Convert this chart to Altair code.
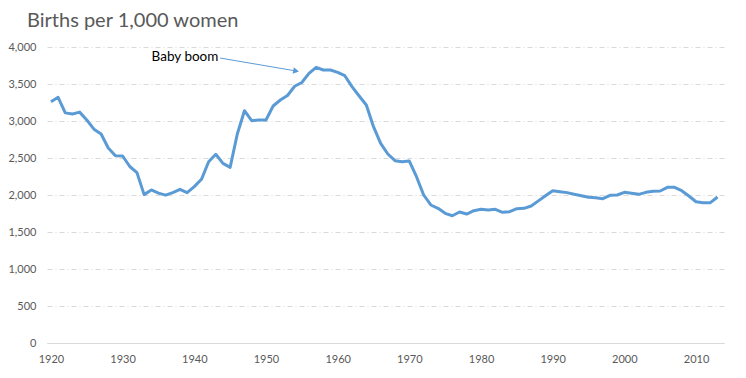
import altair as alt
import pandas as pd

years = list(range(1920, 2014))
births = [
    3260, 3320, 3110, 3095, 3120, 3013, 2890, 2825, 2635, 2530,
    2527, 2385, 2302, 2005, 2068, 2025, 1998, 2032, 2077, 2032,
    2113, 2212, 2450, 2550, 2428, 2374, 2824, 3139, 3004, 3013,
    3013, 3203, 3284, 3345, 3470, 3520, 3644, 3725, 3689, 3689,
    3658, 3612, 3464, 3338, 3216, 2923, 2698, 2554, 2464, 2450,
    2459, 2247, 2000, 1865, 1820, 1752, 1720, 1770, 1743, 1788,
    1807, 1797, 1807, 1766, 1775, 1815, 1820, 1851, 1921, 1991,
    2058, 2045, 2032, 2009, 1991, 1969, 1964, 1950, 1996, 2000,
    2036, 2023, 2009, 2036, 2050, 2054, 2104, 2104, 2058, 1986,
    1909, 1896, 1896, 1973,
]
x_ticks = list(range(1920, 2011, 10))
y_ticks = list(range(0, 4001, 500))

title_text = "Births per 1,000 women"
note_text = "Baby boom"
note_pos = [1938.7, 3865]
arrow_from = [1943.6, 3851]
arrow_to = [1954.2, 3676]

df = pd.DataFrame({"year": years, "births": births})

FONT = "Lato"
GRAY = "#595959"
BLUE = "#5b9bd5"

xscale = alt.Scale(domain=[1919.45, 2013.9], nice=False, zero=False)
yscale = alt.Scale(domain=[0, 4000], nice=False)

xaxis = alt.Axis(values=x_ticks, format="d", grid=False, ticks=False,
                 domain=True, domainColor="#d9d9d9", domainWidth=1,
                 labelColor=GRAY, labelFont=FONT, labelFontSize=11,
                 labelPadding=10, labelOverlap=False, title=None)
yaxis = alt.Axis(values=y_ticks, format=",.0f", grid=True, ticks=False,
                 domain=False, gridColor="#d9d9d9", gridDash=[5, 3, 1, 3],
                 labelColor=GRAY, labelFont=FONT, labelFontSize=11,
                 labelPadding=11, labelOverlap=False, title=None)

line = alt.Chart(df).mark_line(color=BLUE, strokeWidth=3, strokeJoin="round").encode(
    x=alt.X("year:Q", scale=xscale, axis=xaxis),
    y=alt.Y("births:Q", scale=yscale, axis=yaxis),
)

arrow_df = pd.DataFrame({"year": [arrow_from[0]], "births": [arrow_from[1]],
                         "x2": [arrow_to[0]], "y2": [arrow_to[1]]})
arrow = alt.Chart(arrow_df).mark_rule(color=BLUE, strokeWidth=1).encode(
    x=alt.X("year:Q", scale=xscale, axis=xaxis),
    y=alt.Y("births:Q", scale=yscale, axis=yaxis),
    x2="x2:Q", y2="y2:Q",
)
head_df = pd.DataFrame({"year": [arrow_to[0]], "births": [arrow_to[1]]})
head = alt.Chart(head_df).mark_point(shape="triangle-right", filled=True, color=BLUE,
                                     size=45, angle=10, opacity=1).encode(
    x=alt.X("year:Q", scale=xscale, axis=xaxis),
    y=alt.Y("births:Q", scale=yscale, axis=yaxis),
)

note_df = pd.DataFrame({"year": [note_pos[0]], "births": [note_pos[1]], "t": [note_text]})
note = alt.Chart(note_df).mark_text(font=FONT, fontSize=13.5, color="#000000",
                                    align="center", baseline="middle").encode(
    x=alt.X("year:Q", scale=xscale, axis=xaxis),
    y=alt.Y("births:Q", scale=yscale, axis=yaxis),
    text="t:N",
)

title_df = pd.DataFrame({"t": [title_text]})
title = alt.Chart(title_df).mark_text(font=FONT, fontSize=20, color=GRAY,
                                      align="left", baseline="alphabetic").encode(
    x=alt.value(-20), y=alt.value(-20), text="t:N",
)

chart = alt.layer(line, arrow, head, note, title).properties(
    width=677, height=296,
    autosize=alt.AutoSizeParams(type="none"),
    padding={"left": 47, "top": 47, "right": 22, "bottom": 35},
    background="white",
).configure_view(stroke=None)

chart.save("out.html", embed_options={"renderer": "svg", "actions": False})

== == ==

Print out the material word for word, omitting the pictures.

Convert this chart to Altair code.
import altair as alt
import pandas as pd

years = list(range(1920, 2014))
births = [
    3260, 3320, 3110, 3095, 3120, 3013, 2890, 2825, 2635, 2530,
    2527, 2385, 2302, 2005, 2068, 2025, 1998, 2032, 2077, 2032,
    2113, 2212, 2450, 2550, 2428, 2374, 2824, 3139, 3004, 3013,
    3013, 3203, 3284, 3345, 3470, 3520, 3644, 3725, 3689, 3689,
    3658, 3612, 3464, 3338, 3216, 2923, 2698, 2554, 2464, 2450,
    2459, 2247, 2000, 1865, 1820, 1752, 1720, 1770, 1743, 1788,
    1807, 1797, 1807, 1766, 1775, 1815, 1820, 1851, 1921, 1991,
    2058, 2045, 2032, 2009, 1991, 1969, 1964, 1950, 1996, 2000,
    2036, 2023, 2009, 2036, 2050, 2054, 2104, 2104, 2058, 1986,
    1909, 1896, 1896, 1973,
]
x_ticks = list(range(1920, 2011, 10))
y_ticks = list(range(0, 4001, 500))

title_text = "Births per 1,000 women"
note_text = "Baby boom"
note_pos = [1938.7, 3865]
arrow_from = [1943.6, 3851]
arrow_to = [1954.2, 3676]

df = pd.DataFrame({"year": years, "births": births})

FONT = "Lato"
GRAY = "#595959"
BLUE = "#5b9bd5"

xscale = alt.Scale(domain=[1919.45, 2013.9], nice=False, zero=False)
yscale = alt.Scale(domain=[0, 4000], nice=False)

xaxis = alt.Axis(values=x_ticks, format="d", grid=False, ticks=False,
                 domain=True, domainColor="#d9d9d9", domainWidth=1,
                 labelColor=GRAY, labelFont=FONT, labelFontSize=11,
                 labelPadding=10, labelOverlap=False, title=None)
yaxis = alt.Axis(values=y_ticks, format=",.0f", grid=True, ticks=False,
                 domain=False, gridColor="#d9d9d9", gridDash=[5, 3, 1, 3],
                 labelColor=GRAY, labelFont=FONT, labelFontSize=11,
                 labelPadding=11, labelOverlap=False, title=None)

line = alt.Chart(df).mark_line(color=BLUE, strokeWidth=3, strokeJoin="round").encode(
    x=alt.X("year:Q", scale=xscale, axis=xaxis),
    y=alt.Y("births:Q", scale=yscale, axis=yaxis),
)

arrow_df = pd.DataFrame({"year": [arrow_from[0]], "births": [arrow_from[1]],
                         "x2": [arrow_to[0]], "y2": [arrow_to[1]]})
arrow = alt.Chart(arrow_df).mark_rule(color=BLUE, strokeWidth=1).encode(
    x=alt.X("year:Q", scale=xscale, axis=xaxis),
    y=alt.Y("births:Q", scale=yscale, axis=yaxis),
    x2="x2:Q", y2="y2:Q",
)
head_df = pd.DataFrame({"year": [arrow_to[0]], "births": [arrow_to[1]]})
head = alt.Chart(head_df).mark_point(shape="triangle-right", filled=True, color=BLUE,
                                     size=45, angle=10, opacity=1).encode(
    x=alt.X("year:Q", scale=xscale, axis=xaxis),
    y=alt.Y("births:Q", scale=yscale, axis=yaxis),
)

note_df = pd.DataFrame({"year": [note_pos[0]], "births": [note_pos[1]], "t": [note_text]})
note = alt.Chart(note_df).mark_text(font=FONT, fontSize=13.5, color="#000000",
                                    align="center", baseline="middle").encode(
    x=alt.X("year:Q", scale=xscale, axis=xaxis),
    y=alt.Y("births:Q", scale=yscale, axis=yaxis),
    text="t:N",
)

title_df = pd.DataFrame({"t": [title_text]})
title = alt.Chart(title_df).mark_text(font=FONT, fontSize=20, color=GRAY,
                                      align="left", baseline="alphabetic").encode(
    x=alt.value(-20), y=alt.value(-20), text="t:N",
)

chart = alt.layer(line, arrow, head, note, title).properties(
    width=677, height=296,
    autosize=alt.AutoSizeParams(type="none"),
    padding={"left": 47, "top": 47, "right": 22, "bottom": 35},
    background="white",
).configure_view(stroke=None)

chart.save("out.html", embed_options={"renderer": "svg", "actions": False})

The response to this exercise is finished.